Neue Ausstellung zeigt den "Holocaust auf Wiener Art"

Sammellager Kleine Sperlgasse 2a, Wien II: Das Gepäck wird verladen, die organisierte Vernichtung auf Schiene gebracht
Vor 80 Jahren begannen überall im NS-Reich Massen-Deportationen. Wien war das Versuchslabor, in dem die Organisation der Vernichtung erprobt wurde.

„Wien wird nun bald ganz judenfrei sein. Und jetzt soll Berlin an die Reihe kommen.“ (Joseph Goebbels, Tagebuch, 18. März 1941)

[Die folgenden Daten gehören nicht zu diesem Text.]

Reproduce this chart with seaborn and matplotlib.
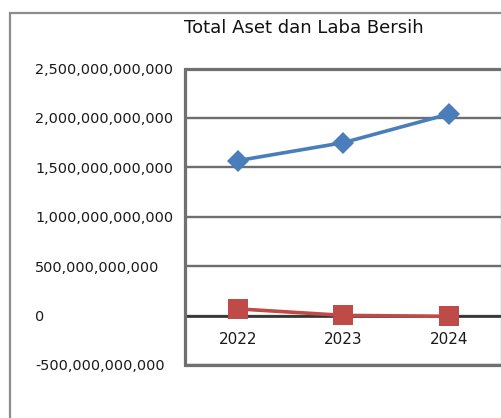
import pandas as pd
import seaborn as sns
import matplotlib.pyplot as plt
from matplotlib.patches import Rectangle
from matplotlib.ticker import FuncFormatter

tahun = ['2022', '2023', '2024']
total_aset = [1568000000000, 1750000000000, 2040000000000]
laba_bersih = [68000000000, 2000000000, -8000000000]
y_ticks = [-500000000000, 0, 500000000000, 1000000000000,
           1500000000000, 2000000000000, 2500000000000]

sns.set_theme(style='white')
plt.rcParams['font.family'] = ['DejaVu Sans']

df_aset = pd.DataFrame({'Tahun': tahun, 'Nilai': total_aset})
df_laba = pd.DataFrame({'Tahun': tahun, 'Nilai': laba_bersih})

fig = plt.figure(figsize=(5.01, 4.18), dpi=100)
fig.patch.set_facecolor('white')

# outer chart frame (cut off on right/bottom like the screenshot)
fig.add_artist(Rectangle((10 / 501, -0.1), 1.2, 1.1 - 13 / 418,
                         transform=fig.transFigure, fill=False,
                         edgecolor='#8c8c8c', linewidth=1.6))

ax = fig.add_axes([185 / 501, 1 - 365 / 418, (502 - 185) / 501, (365 - 68.5) / 418])

sns.lineplot(data=df_aset, x='Tahun', y='Nilai', ax=ax, color='#4a7ebb',
             linewidth=2.6, marker='D', markersize=11, markeredgewidth=0,
             sort=False, zorder=4)
sns.lineplot(data=df_laba, x='Tahun', y='Nilai', ax=ax, color='#be4b48',
             linewidth=2.6, marker='s', markersize=14, markeredgewidth=0,
             sort=False, zorder=5)

ax.set_xlim(-0.5, 2.5)
ax.set_ylim(-500000000000, 2500000000000)
ax.set_yticks(y_ticks)
ax.yaxis.set_major_formatter(FuncFormatter(lambda v, p: f'{v:,.0f}'))
ax.grid(axis='y', color='#6e6e6e', linewidth=1.7)
ax.set_axisbelow(True)

for s in ['top', 'right', 'left']:
    ax.spines[s].set_visible(False)
ax.spines['bottom'].set_position(('data', 0))
ax.spines['bottom'].set_color('#333333')
ax.spines['bottom'].set_linewidth(1.9)

ax.add_patch(Rectangle((0, 0), 1, 1, transform=ax.transAxes, fill=False,
                       edgecolor='#707070', linewidth=2.3, clip_on=False, zorder=3))

ax.tick_params(axis='y', length=0, pad=108, labelsize=10.4, labelcolor='#1a1a1a')
for lab in ax.get_yticklabels():
    lab.set_horizontalalignment('left')
ax.tick_params(axis='x', length=0, pad=12, labelsize=11, labelcolor='#1a1a1a')

ax.set_xlabel('')
ax.set_ylabel('')

fig.text(304 / 501, 1 - 28 / 418, 'Total Aset dan Laba Bersih', ha='center',
         va='center', fontsize=13, color='#111111')

fig.savefig('out.png', dpi=100)
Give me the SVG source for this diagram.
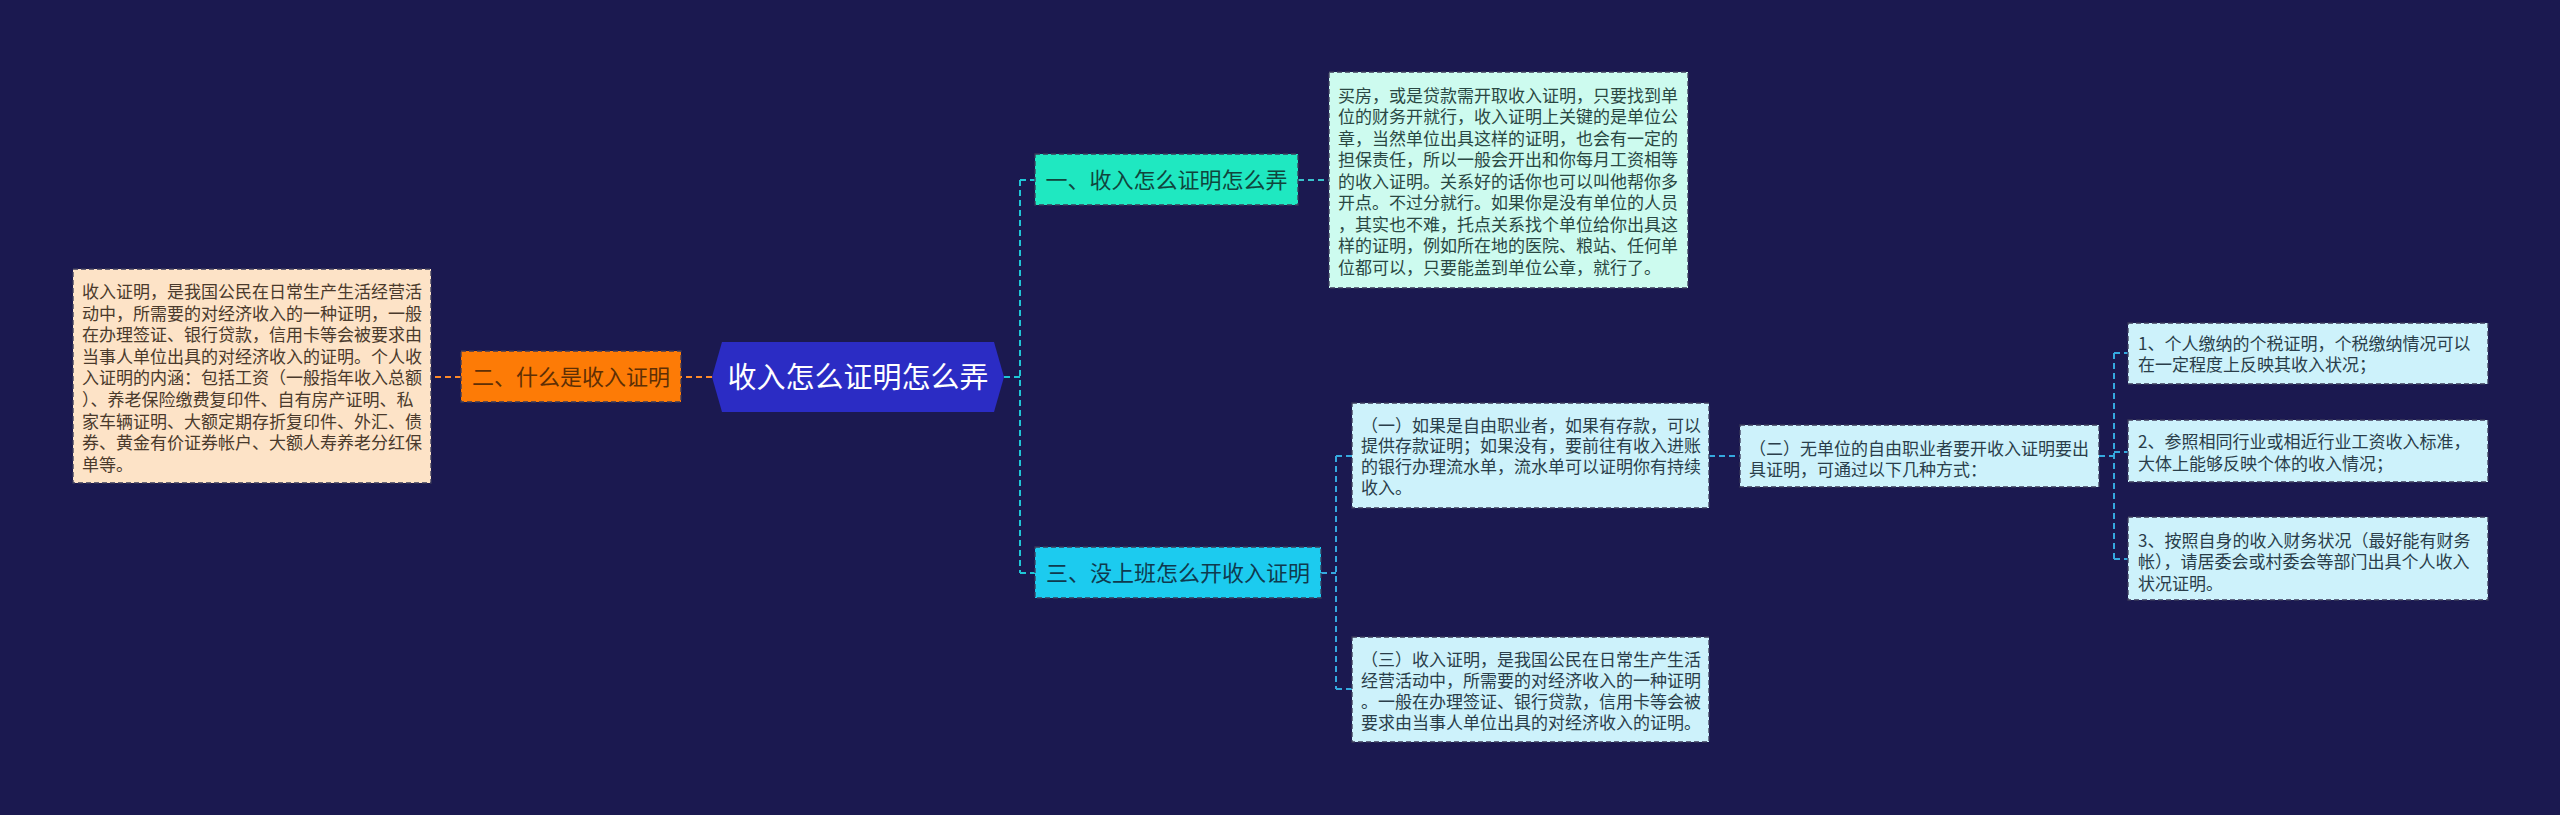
<svg xmlns="http://www.w3.org/2000/svg" width="2560" height="815" viewBox="0 0 2560 815">
<style>
text{font-family:"Noto Sans CJK SC","Noto Sans",sans-serif;}
.t{font-size:17px;}
.box{stroke:#3a3a5a;stroke-width:1.3;stroke-dasharray:5 3;}
.c{fill:none;stroke-width:2;stroke-dasharray:6 4;}
</style>
<rect width="2560" height="815" fill="#1b1950"/>
<g id="connectors">
<path class="c" stroke="#ff8a28" d="M712 377H681M461 377H431"/>
<path class="c" stroke="#1fc6d6" d="M1004 377H1020M1020 180V573M1020 180H1035M1020 573H1035"/>
<path class="c" stroke="#39c2cc" d="M1298 180H1329"/>
<path class="c" stroke="#35a9df" d="M1321 573H1336M1336 456V689M1336 456H1352M1336 689H1352M1709 456H1740M2099 456H2114M2114 353V559M2114 353H2128M2114 452H2128M2114 559H2128"/>
</g>
<g id="root">
<polygon points="712,377 722,342 994,342 1004,377 994,412 722,412" fill="#2b2cc4"/>
<text x="858" y="388" font-size="29" fill="#ffffff" text-anchor="middle">收入怎么证明怎么弄</text>
</g>
<g id="n2">
<rect class="box" x="461" y="351" width="220" height="51" fill="#fd7b06"/>
<text x="571" y="385" font-size="22" fill="#5e2f05" text-anchor="middle">二、什么是收入证明</text>
</g>
<g id="n2c">
<rect class="box" x="73" y="269" width="358" height="214" fill="#fde3c7"/>
<text class="t" fill="#4a3a2c"><tspan x="82" y="298">收入证明，是我国公民在日常生产生活经营活</tspan><tspan x="82" y="319.6">动中，所需要的对经济收入的一种证明，一般</tspan><tspan x="82" y="341.2">在办理签证、银行贷款，信用卡等会被要求由</tspan><tspan x="82" y="362.8">当事人单位出具的对经济收入的证明。个人收</tspan><tspan x="82" y="384.4">入证明的内涵：包括工资（一般指年收入总额</tspan><tspan x="82" y="406">）、养老保险缴费复印件、自有房产证明、私</tspan><tspan x="82" y="427.6">家车辆证明、大额定期存折复印件、外汇、债</tspan><tspan x="82" y="449.2">券、黄金有价证券帐户、大额人寿养老分红保</tspan><tspan x="82" y="470.8">单等。</tspan></text>
</g>
<g id="n1">
<rect class="box" x="1035" y="154" width="263" height="51" fill="#1fe8c1"/>
<text x="1166.5" y="188" font-size="22" fill="#10453d" text-anchor="middle">一、收入怎么证明怎么弄</text>
</g>
<g id="n1c">
<rect class="box" x="1329" y="72" width="359" height="216" fill="#cdfbef"/>
<text class="t" fill="#2a4843"><tspan x="1338" y="101.5">买房，或是贷款需开取收入证明，只要找到单</tspan><tspan x="1338" y="123">位的财务开就行，收入证明上关键的是单位公</tspan><tspan x="1338" y="144.5">章，当然单位出具这样的证明，也会有一定的</tspan><tspan x="1338" y="166">担保责任，所以一般会开出和你每月工资相等</tspan><tspan x="1338" y="187.5">的收入证明。关系好的话你也可以叫他帮你多</tspan><tspan x="1338" y="209">开点。不过分就行。如果你是没有单位的人员</tspan><tspan x="1338" y="230.5">，其实也不难，托点关系找个单位给你出具这</tspan><tspan x="1338" y="252">样的证明，例如所在地的医院、粮站、任何单</tspan><tspan x="1338" y="273.5">位都可以，只要能盖到单位公章，就行了。</tspan></text>
</g>
<g id="n3">
<rect class="box" x="1035" y="547" width="286" height="51" fill="#1ccbef"/>
<text x="1178" y="581" font-size="22" fill="#0f3a4e" text-anchor="middle">三、没上班怎么开收入证明</text>
</g>
<g id="n3a">
<rect class="box" x="1352" y="403" width="357" height="105" fill="#cdf2fb"/>
<text class="t" fill="#2a3e4a"><tspan x="1361" y="431.5">（一）如果是自由职业者，如果有存款，可以</tspan><tspan x="1361" y="452.3">提供存款证明；如果没有，要前往有收入进账</tspan><tspan x="1361" y="473.1">的银行办理流水单，流水单可以证明你有持续</tspan><tspan x="1361" y="493.9">收入。</tspan></text>
</g>
<g id="n3b">
<rect class="box" x="1740" y="425" width="359" height="62" fill="#cdf2fb"/>
<text class="t" fill="#2a3e4a"><tspan x="1749" y="455">（二）无单位的自由职业者要开收入证明要出</tspan><tspan x="1749" y="476">具证明，可通过以下几种方式：</tspan></text>
</g>
<g id="n3c">
<rect class="box" x="1352" y="637" width="357" height="105" fill="#cdf2fb"/>
<text class="t" fill="#2a3e4a"><tspan x="1361" y="665.5">（三）收入证明，是我国公民在日常生产生活</tspan><tspan x="1361" y="686.5">经营活动中，所需要的对经济收入的一种证明</tspan><tspan x="1361" y="707.5">。一般在办理签证、银行贷款，信用卡等会被</tspan><tspan x="1361" y="728.5">要求由当事人单位出具的对经济收入的证明。</tspan></text>
</g>
<g id="r1">
<rect class="box" x="2128" y="323" width="360" height="61" fill="#cdf2fb"/>
<text class="t" fill="#2a3e4a"><tspan x="2138" y="349.5">1、个人缴纳的个税证明，个税缴纳情况可以</tspan><tspan x="2138" y="371">在一定程度上反映其收入状况；</tspan></text>
</g>
<g id="r2">
<rect class="box" x="2128" y="420" width="360" height="62" fill="#cdf2fb"/>
<text class="t" fill="#2a3e4a"><tspan x="2138" y="448">2、参照相同行业或相近行业工资收入标准，</tspan><tspan x="2138" y="470">大体上能够反映个体的收入情况；</tspan></text>
</g>
<g id="r3">
<rect class="box" x="2128" y="517" width="360" height="83" fill="#cdf2fb"/>
<text class="t" fill="#2a3e4a"><tspan x="2138" y="546.5">3、按照自身的收入财务状况（最好能有财务</tspan><tspan x="2138" y="568">帐），请居委会或村委会等部门出具个人收入</tspan><tspan x="2138" y="589.5">状况证明。</tspan></text>
</g>
</svg>
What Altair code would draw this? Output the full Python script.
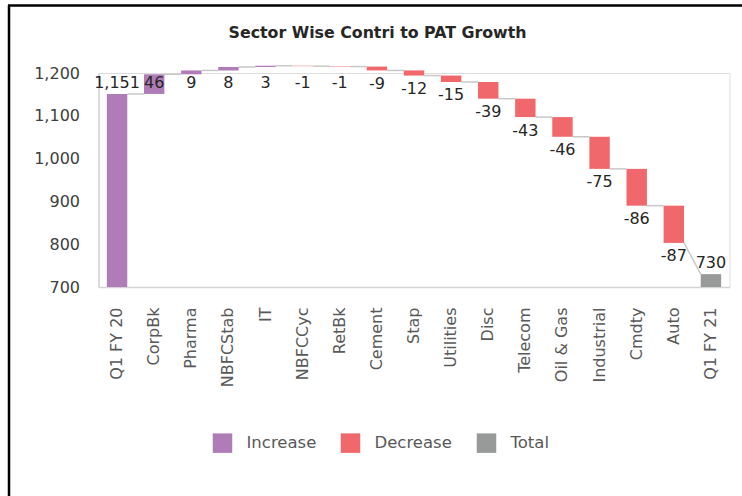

Zwei Koffer – Wäsche, warme Kleider, maximal 50 Kilogramm: Längst hat die Israelitische Kultusgemeinde ein Merkblatt aufgelegt, in dem „Personen, die zur Umsiedlung ins Generalgouvernement bestimmt wurden“, erfahren, was sie mitnehmen dürfen. Vermögenswerte, Wohnungsschlüssel, ja sogar die Lebensmittelkarten sind abzugeben. Auch Alice Schleifer muss mit ansehen, wie der letzte Rest Mobiliar in ihrer Wohnung zurückbleibt, ehe sie sich im Februar 1941 im Sammellager einfindet: „Mir war klar, dass das der absolute Anfang vom Ende sein wird.“

Ein gutes halbes Jahr davor hat Baldur von Schirach, seit August 1940 Gauleiter von Wien, an einem privaten Essen in Hitlers Wohnung in Berlin teilgenommen. Er nutzte die Gelegenheit und brachte einen ehrgeizigen Plan vor: Wien soll als erste Großstadt im Deutschen Reich „judenfrei“ werden. Im Dezember erhält er das Okay des Führers – 60.000 noch im Reichsgau Wien wohnhafte Juden sollen beschleunigt abgeschoben werden.

Im folgenden Februar und März werden etwa 5.000 Juden vom Aspangbahnhof gegen Osten abtransportiert. Monika Sommer, Direktorin des Haus der Geschichte Österreich (hdgö), nennt es einen „Testlauf“: Hier wurde die Organisationsstruktur erprobt, mit der ab Herbst die reichsweiten Massen-Deportationen durchgeführt wurden – heute nennen es die Forscher „Wiener Modell“.

In einer gleichnamigen Ausstellung zeigt das hdgö „die besondere Rolle, die Wien in der Organisation der Vernichtung spielte“, sagt Sommer.

Wiener Modell der Radikalisierung. Österreich und die Shoah wird ab 15. Oktober als Outdoor-Ausstellung am Wiener Heldenplatz gezeigt. Direktorin Sommer: „Wir versuchen mit dieser Schau, den Heldenplatz zum Platz der gelebten Verantwortung zu machen“.